Science, art and culture: Cicadas impact our lives more than just once every 17 years
Over the next few weeks, trillions of cicadas will tunnel upward from deep underground after 17 years to live out their last days. They’ll shed their skin to become mature adults and within several weeks, mate, lay eggs and die. Brood X (Brood 10), also known as the Great Eastern Brood, has the greatest concentration and range of the 17-year cyclical cicadas and are an awesome spectacle of nature. These periodic swarms of cicadas can disrupt or enliven everyday life for humans and are a critical event for researchers to better understand everything from climate change to disaster preparedness to our cultural history.
Chris Simon, professor of ecology and evolutionary biology at the University of Connecticut and a U.S. National Science Foundation-funded researcher, has spent much of her career studying these magical cicadas and encourages curious minds to think big about these critters.
Here, Simon gives five surprising reasons cicadas make excellent research subjects.

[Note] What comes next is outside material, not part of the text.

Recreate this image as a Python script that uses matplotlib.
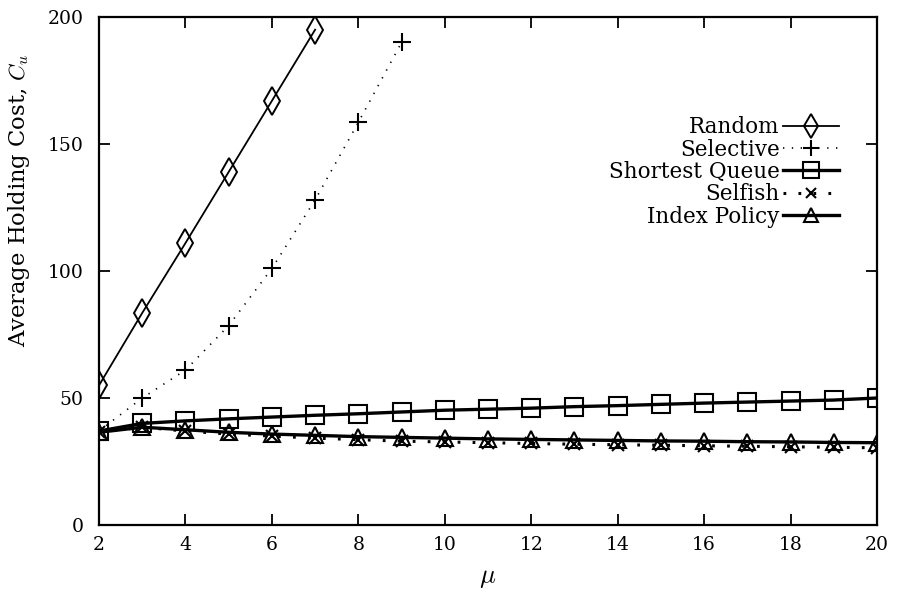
import matplotlib
matplotlib.use("Agg")
import matplotlib.pyplot as plt
import numpy as np

plt.rcParams["font.family"] = ["DejaVu Serif"]
plt.rcParams["mathtext.fontset"] = "cm"

mu = list(range(2, 21))

random_mu = [2, 3, 4, 5, 6, 7]
random_cost = [55, 83.5, 111, 139, 167, 195]

selective_mu = [2, 3, 4, 5, 6, 7, 8, 9]
selective_cost = [37, 50, 61, 78.5, 101, 128, 158.5, 190]

shortest_queue = [37, 40, 41, 41.8, 42.5, 43.2, 43.8, 44.5, 45.2, 45.6,
                  46.0, 46.6, 47.0, 47.5, 48.0, 48.4, 48.8, 49.2, 50.0]
selfish = [36.5, 38.5, 37.0, 35.8, 35.0, 34.2, 33.6, 33.0, 32.7, 32.4,
           32.1, 31.8, 31.6, 31.4, 31.2, 31.0, 30.8, 30.6, 30.4]
index_policy = [36.5, 38.5, 37.5, 36.5, 35.8, 35.3, 34.8, 34.5, 34.2, 33.9,
                33.7, 33.5, 33.3, 33.1, 33.0, 32.8, 32.7, 32.5, 32.4]

x_ticks = list(range(2, 21, 2))
y_ticks = [0, 50, 100, 150, 200]

fig = plt.figure(figsize=(8.97, 5.96), dpi=100)
ax = fig.add_axes([0.1104, 0.1191, 0.8673, 0.8524])

ax.plot(random_mu, random_cost, color="black", lw=1.3, marker="d",
        markersize=14, fillstyle="none", markeredgewidth=1.4,
        label="Random")
ax.plot(selective_mu, selective_cost, color="black", lw=1.2,
        linestyle=(0, (0.8, 4.5)), marker="+", markersize=13,
        markeredgewidth=1.5, label="Selective")
ax.plot(mu, shortest_queue, color="black", lw=2.4, marker="s",
        markersize=13, fillstyle="none", markeredgewidth=1.5,
        label="Shortest Queue")
ax.plot(mu, selfish, color="black", lw=2.2, linestyle=(0, (0.9, 4.0)),
        marker="x", markersize=8, markeredgewidth=1.5, label="Selfish")
ax.plot(mu, index_policy, color="black", lw=2.4, marker="^",
        markersize=12, fillstyle="none", markeredgewidth=1.5,
        label="Index Policy")

ax.set_xlim(2, 20)
ax.set_ylim(0, 200)
ax.set_xticks(x_ticks)
ax.set_yticks(y_ticks)
ax.tick_params(direction="in", length=8, width=1.3, top=True, right=True,
               labelsize=13.5)
ax.tick_params(axis="y", pad=11)
ax.tick_params(axis="x", pad=8)
for sp in ax.spines.values():
    sp.set_linewidth(1.6)

ax.set_xlabel(r"$\mu$", fontsize=19, labelpad=8)
ax.set_ylabel(r"Average Holding Cost, $C_u$", fontsize=16.3)
ax.yaxis.set_label_coords(-0.086, 0.64)

leg = ax.legend(loc="upper right", bbox_to_anchor=(0.965, 0.826),
                markerfirst=False, frameon=False, fontsize=15.5,
                handlelength=2.6, handletextpad=0.15, labelspacing=0.02,
                borderpad=0)
for h in leg.legend_handles:
    h.set_markersize(h.get_markersize() * 0.85)

fig.savefig("out.png", dpi=100)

1. Cicadas help us study geographical and environmental diversity
Because different populations of periodical cicadas emerge in different years, they are reproductively isolated from other groups of the same species. These factors help scientists to understand how a single species can change over time in different geographic areas, climates and environmental conditions. You can be part of the citizen science research team by taking pictures of cicadas in your own backyard using the Cicada Safari app, which helps scientists track where and when cicadas emerge and how dense they are in any given area.
2. Cicadas inspire design
The wings of cicadas are lightweight water repellant and differ in reflectivity due to their nanostructured pillars. The natural design of their wings has inspired techniques to create new materials such as light-scattering, antibacterial and water-repellant fabrics. To mimic the design, researchers use a technique called nanolithography, making an impression of the wings, and transferring it to other materials like polymer, silicone or gold.
3. They created opportunities to improve our disaster preparedness
Cicadas lay eggs in live or dead branches (depending on the species) a process called oviposition. This can cause major damage to agriculture like orchards, vineyards, and sugarcane. It has even disrupted the internet by cutting fiber optic cables as cicadas mistake them for withered branches. This led to engineers developing new technologies to make cicada-proof fiber optic cables. New shielding on cables is thick and smooth, making it less inviting to cicadas and keeping society online.
4. Cicadas are deafening
Cicada mating calls are extremely noisy, and can reach up to 100 decibels, or about as loud as a car horn 16 feet away. These loud calls are made possible by a special organ called a timbal, which contains a series of ribs that buckle and click as the cicada flexes its muscles. The collective buzzing of cicadas has disrupted major golf tournaments, weddings, graduations and even TV and movie productions. In New Zealand, police were using sound testing to investigate a murder, but the cicadas were disrupting their sensitive tests. To help with this, scientists recommended using firehoses to spray chorusing cicadas to reduce the noise.
5. Cicadas are cultural icons
There are more than 3,000 cicada species found across the world and have been significant in many cultures since ancient times. In some Asian cultures, cicadas are a symbol of re-birth, health, wealth and happiness. For many, cicadas have inspired art, music and theater. The French region of Provence proclaimed the cicada as their mascot and they are proudly displayed as good luck charms in pottery and fabrics. In New Zealand, a town is even named after the Maori -- the indigenous Polynesian people of mainland New Zealand -- word for cicada, Kihikihi, and features the Cicada Motel and a statue in its town square.